I usually cast a dubious eye on claims about long-suffering artists who aren't getting their supposed due; these martyrs typically turn out not to be doing much worth writing home about. But I'm endlessly intrigued by obviously skilled creators who so obstinately stand in their own way. B.S. Johnson couldn't get out of attack mode long enough to see clearly. The withdrawn Nick Drake, afflicted by some sort of progressively crippling shyness, couldn't promote his albums or make meaningful contact with those who could. Orson Welles, once thought something of a golden boy, is now regarded as having pissed his goodwill away in battle after pointless battle. It couldn't have helped that all three regarded their own works as masterpieces and said so, the most autistic-seeming behavior of all these.
I've come to doubt, strongly, whether the laboring-in-obscurity problem is actually about labor. Some fans of those who labor in obscurity claim that, oh, what their idols are doing is simply too good, too hard for our philistine world; everyone knows that only dreck succeeds. (And, naturally, whatever succeeds must be dreck.) Looking around at which creators break through and which don't, I can't imagine what the work itself could explain. Much more predictive is their ability (a heavily interest-in-other-people-based one) to plug themselves into the social matrix that makes best use of their skills, no matter those skills' strength or weakness.
Those convinced that works that are "harder" or more complex or that ask more of their audience naturally can't succeed have much to explain. David Lynch and Werner Herzog, two filmmakers nobody accuses of dumbing it down, are quite successful.
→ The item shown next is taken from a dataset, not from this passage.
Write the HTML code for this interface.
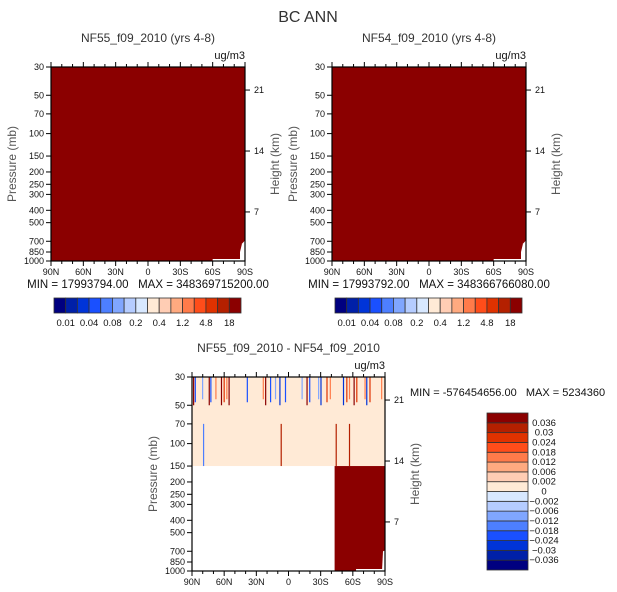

Can it be coincidental that, in both cases, their amiability is legend? "Everybody has fun when they work with David," says Mary Sweeney in a documentary on the making of Lost Highway. "The most affable guy ever," somebody else calls him in it. "Nobody is treated like a celebrity on my set," Herzog said in a recent interview, "but everyone gets treated like royalty."
To some of you, this stuff is totally obvious, hardly worth saying. To others, it's not worth saying because you don't feel like you'll ever in a million years bring yourself to act on it. But from what I can tell — in the parlance of the previous installment — nobody is quite so fucked as he who lacks an interest in social connection, even if he's awesome at work which itself has ostensibly nothing to do with the social world. Maybe this is the sort of thing Daniel Goleman was talking about in Emotional Intelligence. All I remember from that book is the part where the guy shoots his daughter in the neck.
Stay tuned for the thrilling Part V of The Plight of the Social Maladroit, tomorrow on The War on Mediocrity.
Great stuff Colin. B.S. Johnson? That's pretty much me. Rubbish at building bridges and pathologically averse to self-promotion of any kind.
Posted by: Jonathan M | July 02, 2010 at 01:05 PM
Well hey, at least you aren't actively burning bridges! And if you're pathologically averse to self-promotion, that's perhaps still better than BSJ's pathologically aggressive, grandiose promotion of BSJ.